Performance of Ceramics in Severe Environments

Ceramics are generally stable to higher temperatures than most metals and alloys. Thus the development of high temperature structural ceramics has been an area of active research for many years. While the dream of a ceramic heat engine still faces many challenges, niche markets are developing for these materials at high temperatures. In these applications, ceramics are exposed not only to high temperatures but also aggressive gases and deposits. In this chapter we review the response of ceramic materials to these environments. We discuss corrosion mechanisms, the relative importance of a particular corrodent, and, where available, corrosion rates. Most of the available corrosion information is on silicon carbide (SIC) and silicon nitride (Si3N4) monolithic ceramics. These materials form a stable film of silica (SO2) in an oxidizing environment. We begin with a discussion of oxidation of these materials and proceed to the effects of other corrodents such as water vapor and salt deposits.

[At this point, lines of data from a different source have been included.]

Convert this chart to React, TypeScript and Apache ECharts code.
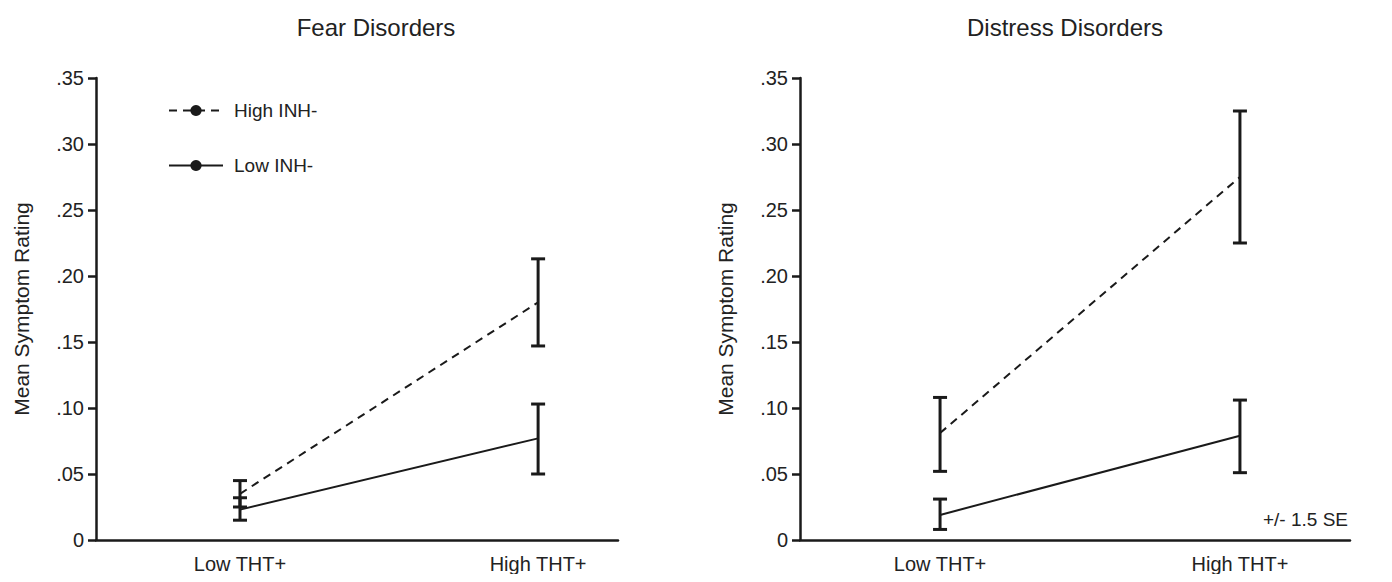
import { useEffect, useRef } from 'react'
import * as echarts from 'echarts'

const categories = ['Low THT+', 'High THT+']
const seriesNames = ['High INH-', 'Low INH-']

// Fear disorders: mean, lower, upper (+/- 1.5 SE)
const fearHigh = [0.035, 0.18]
const fearHighLo = [0.025, 0.147]
const fearHighHi = [0.045, 0.213]
const fearLow = [0.023, 0.077]
const fearLowLo = [0.015, 0.05]
const fearLowHi = [0.032, 0.103]

// Distress disorders
const distHigh = [0.081, 0.275]
const distHighLo = [0.052, 0.225]
const distHighHi = [0.108, 0.325]
const distLow = [0.019, 0.079]
const distLowLo = [0.008, 0.051]
const distLowHi = [0.031, 0.106]

const font = 'Liberation Sans, Arial, sans-serif'

const yFmt = (v: number) => (v === 0 ? '0' : '.' + Math.round(v * 100).toString().padStart(2, '0'))

function errorSeries(idx: number, lo: number[], hi: number[]) {
  return {
    type: 'custom',
    xAxisIndex: idx,
    yAxisIndex: idx,
    data: lo.map((l, i) => [i, l, hi[i]]),
    renderItem: (_p: any, api: any) => {
      const a = api.coord([api.value(0), api.value(1)])
      const b = api.coord([api.value(0), api.value(2)])
      const w = 7
      const st = { stroke: '#1a1a1a', lineWidth: 3 }
      return {
        type: 'group',
        children: [
          { type: 'line', shape: { x1: a[0], y1: a[1], x2: b[0], y2: b[1] }, style: st },
          { type: 'line', shape: { x1: a[0] - w, y1: a[1], x2: a[0] + w, y2: a[1] }, style: st },
          { type: 'line', shape: { x1: b[0] - w, y1: b[1], x2: b[0] + w, y2: b[1] }, style: st },
        ],
      }
    },
    z: 5,
  }
}

function lineSeries(idx: number, name: string, data: number[], dashed: boolean) {
  return {
    type: 'line',
    name,
    xAxisIndex: idx,
    yAxisIndex: idx,
    data: data.map((v, i) => [i, v]),
    symbol: 'none',
    lineStyle: { color: '#1a1a1a', width: 2, type: dashed ? [8, 6] : 'solid' },
    itemStyle: { color: '#1a1a1a' },
  }
}

export default function App() {
  const ref = useRef<HTMLDivElement>(null)

  useEffect(() => {
    if (!ref.current) return
    const chart = echarts.init(ref.current, null, { renderer: 'svg' })
    const axisLine = { show: true, onZero: false, lineStyle: { color: '#1a1a1a', width: 2.5 } }
    const xAxis = (min: number, max: number, gridIndex: number) => ({
      type: 'value',
      gridIndex,
      min,
      max,
      axisLine,
      axisTick: { show: false },
      splitLine: { show: false },
      axisLabel: {
        customValues: [0, 1],
        formatter: (v: number) => categories[Math.round(v)] ?? '',
        fontSize: 20,
        color: '#222',
        fontFamily: font,
        margin: 14,
      },
    })
    const yAxis = (gridIndex: number) => ({
      type: 'value',
      gridIndex,
      min: 0,
      max: 0.35,
      interval: 0.05,
      name: 'Mean Symptom Rating',
      nameLocation: 'middle',
      nameGap: 64,
      nameTextStyle: { fontSize: 21, color: '#222', fontFamily: font },
      axisLine,
      axisTick: { show: true, length: 8, lineStyle: { width: 2.5, color: '#1a1a1a' } },
      splitLine: { show: false },
      axisLabel: { formatter: yFmt, fontSize: 20, color: '#222', fontFamily: font, margin: 12 },
    })
    chart.setOption({
      animation: false,
      backgroundColor: '#fff',
      title: [
        { text: 'Fear Disorders', left: 363, top: 2, textAlign: 'center', textStyle: { fontSize: 24, fontWeight: 'normal', color: '#222', fontFamily: font } },
        { text: 'Distress Disorders', left: 1052, top: 2, textAlign: 'center', textStyle: { fontSize: 24, fontWeight: 'normal', color: '#222', fontFamily: font } },
      ],
      legend: {
        data: seriesNames,
        orient: 'vertical',
        left: 155,
        top: 88,
        itemWidth: 54,
        itemHeight: 14,
        itemGap: 36,
        textStyle: { fontSize: 19, color: '#222', fontFamily: font, padding: [0, 0, 0, 6] },
      },
      grid: [
        { left: 88, width: 522, top: 70, bottom: 33 },
        { left: 792, width: 550, top: 70, bottom: 33 },
      ],
      xAxis: [xAxis(-0.483, 1.268, 0), xAxis(-0.467, 1.367, 1)],
      yAxis: [yAxis(0), yAxis(1)],
      graphic: [
        { type: 'text', right: 36, top: 502, style: { text: '+/- 1.5 SE', fontSize: 19, fill: '#222', fontFamily: font } },
      ],
      series: [
        lineSeries(0, seriesNames[0], fearHigh, true),
        lineSeries(0, seriesNames[1], fearLow, false),
        errorSeries(0, fearHighLo, fearHighHi),
        errorSeries(0, fearLowLo, fearLowHi),
        lineSeries(1, seriesNames[0], distHigh, true),
        lineSeries(1, seriesNames[1], distLow, false),
        errorSeries(1, distHighLo, distHighHi),
        errorSeries(1, distLowLo, distLowHi),
      ],
    })
    return () => chart.dispose()
  }, [])

  return <div ref={ref} style={{ width: 1376, height: 566 }} />
}
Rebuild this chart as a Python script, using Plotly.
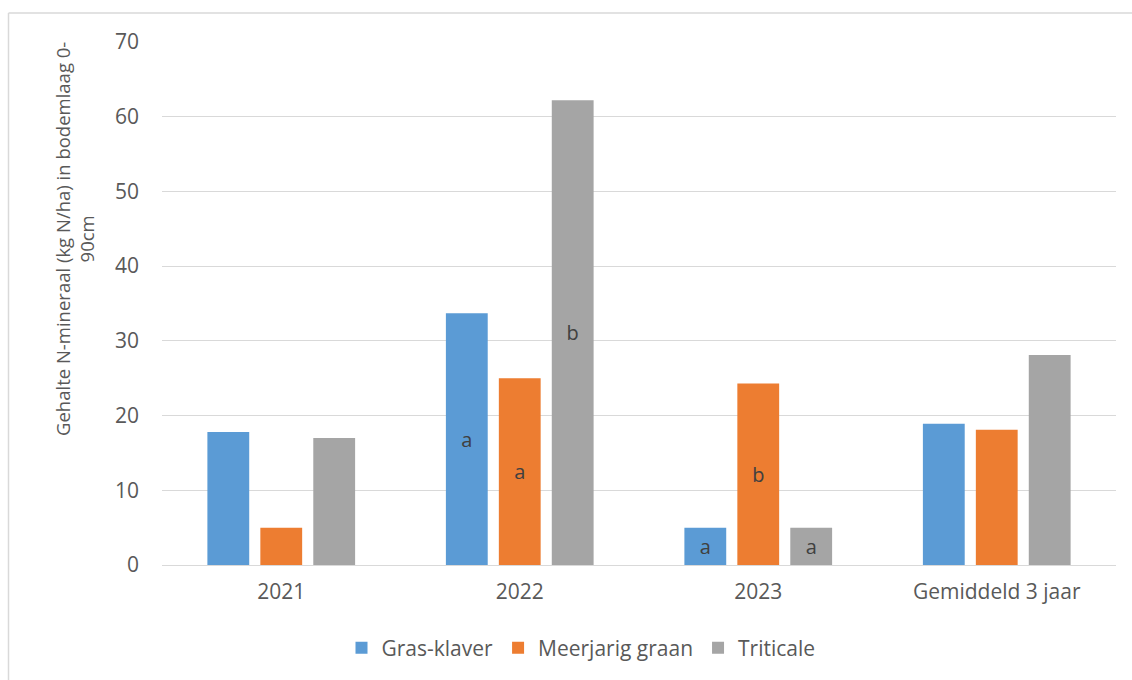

We also discuss oxidation and corrosion of other ceramics: precurser derived ceramics, ceramic matrix composites (CMCs), ceramics which form oxide scales other than silica, and oxide ceramics. Many of the corrosion issues discussed can be mitigated with refractory oxide coatings and we discuss the current status of this active area of research. Ultimately, the concern of corrosion is loss of load bearing capability. We discuss the effects of corrosive environments on the strength of ceramics, both monolithic and composite. We conclude with a discussion of high temperature wear of ceramics, another important form of degradation at high temperatures.